There is a great number of houses building in the town, designed for lodging houses; and one almost wonders where the people to fill them are to come from, yet they are tenanted as soon as built. Within the last year, there have been added to our resources for the accommodation of visitors, a fine terrace facing Union-street, another opposite the RVYC house; another parallel with Brigstocke Terrace in St Thomas’-street; five houses added to Lind-terrace; about a dozen superior class houses in George-street, nearly a score in Belvedere-street, opposite Trinity Church; beside numerous additions in Monkton-street, the Strand, Pelham-field &c. The beautiful estate of St John’s is about to be laid out in a fine park and sites to let for building. A very superior class of detached villas is already in the course of erection there, seven of which are completed and tenanted. There are also mansions building by George Young esq, and Dr Cottle, which throw the old manor of SIMEON into insignificance. On the west of the town the Binstead estate which has scarcely increased since the memory of man, is rapidly being let off on building leases, and we have no doubt but some good houses will shortly be erected on it. The Quarr mansion is, we are glad to see, about to be completed, after many years of stand-still.
When the new Bill now before Parliament becomes Law, many public improvements will be carried into effect for the general good. Among them, a bountiful supply of excellent water; improved sanitary arrangements; the formation of an esplanade on the shore eastward to meet that of the Strand, which will make an excellent marine drive and promenade, now much required; and other matters of a desirable but minor nature. Ryde, therefore, bids fair to attain a first-rate position among the Watering places of the Kingdom.
February 10th, 1855
THE PROPOSED ESPLANADE
To the Editor of the Isle of Wight Observer Sir, can you inform your readers, through the medium of your columns, where there is any foundation for the following report, which has been rife in this town for some time past, viz:
That a memorial to the Lords of the Admiralty, drawn up by Mr Jaques and signed by Mr Perkis, and other kindred spirits, has been presented, praying the interference of the Board to stop the formation of the Esplanade from the Pier to the Castle.

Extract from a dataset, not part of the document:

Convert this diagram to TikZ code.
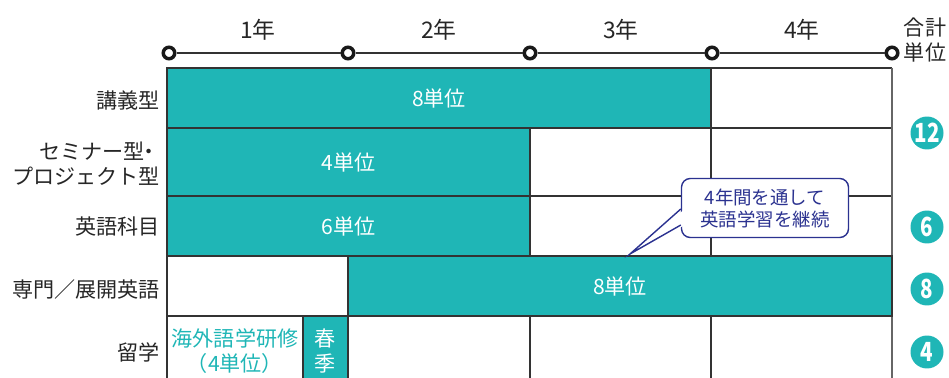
\documentclass[tikz,border=0pt]{standalone}
\usepackage{fontspec}
\setmainfont{Noto Sans CJK JP}
\usetikzlibrary{calc}
\definecolor{tealbar}{HTML}{1FB6B6}
\definecolor{navynote}{HTML}{2B3290}
\newcommand{\narrow}[1]{\scalebox{0.78}[1]{#1}}

\tikzset{
  bar/.style={draw=black!80, line width=0.7pt, fill=barcolor, text=white,
    inner sep=0pt, outer sep=0pt, anchor=north west, align=center,
    font=\fontsize{12}{15}\selectfont},
  rowlabel/.style={anchor=east, align=right, inner sep=0pt, text=black!85,
    font=\fontsize{12}{14.2}\selectfont},
  yearlabel/.style={inner sep=0pt, text=black!85, font=\fontsize{13}{14}\selectfont},
  tick/.style={circle, draw=black!90, line width=2pt, fill=white,
    minimum size=0.23cm, inner sep=0pt},
  total/.style={circle, fill=barcolor, text=white, minimum size=0.66cm,
    inner sep=0pt, font=\bfseries\fontsize{15}{15}\selectfont},
  grid/.style={draw=black!80, line width=0.7pt},
}

\begin{document}
\begin{tikzpicture}[x=0.02cm, y=-0.02cm]

% Define the sizes (in pixels)
\def\px{0.02}
\def\gridtop{68}
\def\gridbot{378}

% Define colors
\colorlet{barcolor}{tealbar}
\colorlet{notecolor}{navynote}

\useasboundingbox (0,0) rectangle (949,378);

% Draw the timeline with the year ticks
\foreach \i/\x in {0/169, 1/348, 2/530, 3/712, 4/892} {
    \node[tick] (t\i) at (\x,53) {};
}
\foreach \a/\b in {0/1, 1/2, 2/3, 3/4} {
    \draw[black!80, line width=0.7pt] (t\a) -- (t\b);
}
\foreach \i/\x in {1/258, 2/439, 3/621, 4/802} {
    \node[yearlabel] (year\i) at (\x,30) {\i 年};
}
\node[yearlabel, align=center, font=\fontsize{12}{14.7}\selectfont] (sumhead) at (925,40) {合計\\単位};

% Draw the empty grid
\foreach \x in {348, 530, 711} {
    \draw[grid] (\x,\gridtop) -- (\x,\gridbot);
}
\foreach \y in {128, 196, 256, 316} {
    \draw[grid] (167,\y) -- (892,\y);
}
\draw[grid] (167,\gridbot) -- (167,\gridtop) -- (892,\gridtop);
\draw[black!60, line width=0.8pt] (892,\gridtop) -- (892,\gridbot);

% Draw the credit bars
\node[bar, minimum width=544*\px cm, minimum height=60*\px cm] (lecture) at (167,68) {8単位};
\node[bar, minimum width=363*\px cm, minimum height=68*\px cm] (seminar) at (167,128) {4単位};
\node[bar, minimum width=363*\px cm, minimum height=60*\px cm] (english) at (167,196) {6単位};
\node[bar, minimum width=544*\px cm, minimum height=60*\px cm] (special) at (348,256) {8単位};
\node[bar, minimum width=45*\px cm, minimum height=70*\px cm, font=\fontsize{12}{14.5}\selectfont] (spring) at (303,316) {春\\季};
\node[align=center, inner sep=0pt, text=barcolor, font=\fontsize{12}{14.5}\selectfont] (abroad) at (235,351) {海外語学研修\\（4単位）};

% Row labels
\node[rowlabel] (rlecture) at (160,100) {講義型};
\node[rowlabel] (rseminar) at (160,164) {セミナー型\kern-0.3em・\\プロジェクト型};
\node[rowlabel] (renglish) at (160,226) {英語科目};
\node[rowlabel] (rspecial) at (160,289) {専門／展開英語};
\node[rowlabel] (rabroad) at (160,352) {留学};

% Totals
\node[total] (sum12) at (927,133) {\narrow{12}};
\node[total] (sum6) at (927,227) {\narrow{6}};
\node[total] (sum8) at (927,289) {\narrow{8}};
\node[total] (sum4) at (927,352) {\narrow{4}};

% Callout
\coordinate (tip) at (630,254);
\node[draw=notecolor, line width=0.8pt, fill=white, rounded corners=5pt,
    minimum width=167*\px cm, minimum height=59*\px cm, inner sep=0pt,
    align=center, text=notecolor, font=\fontsize{10.5}{12.5}\selectfont] (note) at (765,208)
    {4年間を通して\\英語学習を継続};
\fill[white] ($(note.west)+(4,1)$) -- (tip) -- ($(note.west)+(4,17)$) -- cycle;
\draw[notecolor, line width=0.8pt, line join=miter] ($(note.west)+(0,1)$) -- (tip) -- ($(note.west)+(0,17)$);

\end{tikzpicture}
\end{document}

If this report is a true one it is very likely to turn out as disastrous as the 2d Highway Rate, as it may cause an enquiry to be made by the Board, and all its attendant expenses visited upon the town – or upon the plaintiffs, as in the Highway case. At any rate, Sir, it is highly necessary that the facts should be known, so that steps might be taken, if thought desirable, to counteract the effect of such a suicidal and stupendous act of folly.
Our Town Commissioners should enquire into this.
AN ANXIOUS IMPROVER
[This memorial, having been signed by nearly all the pilots, watermen, and fishermen, was forwarded to the Admiralty about a fortnight since. The objection raised by these men is principally that the erection of a sea wall on the proposed site will leave them without a place to haul a boat up, and also render the coast dangerous. We have heard that another memorial will be forwarded to the Woods and Forests for an enquiry. Should this be true, the town may be blessed with a double inquiry, of no practical end whatever except levying some £300 upon the ratepayers of the town.]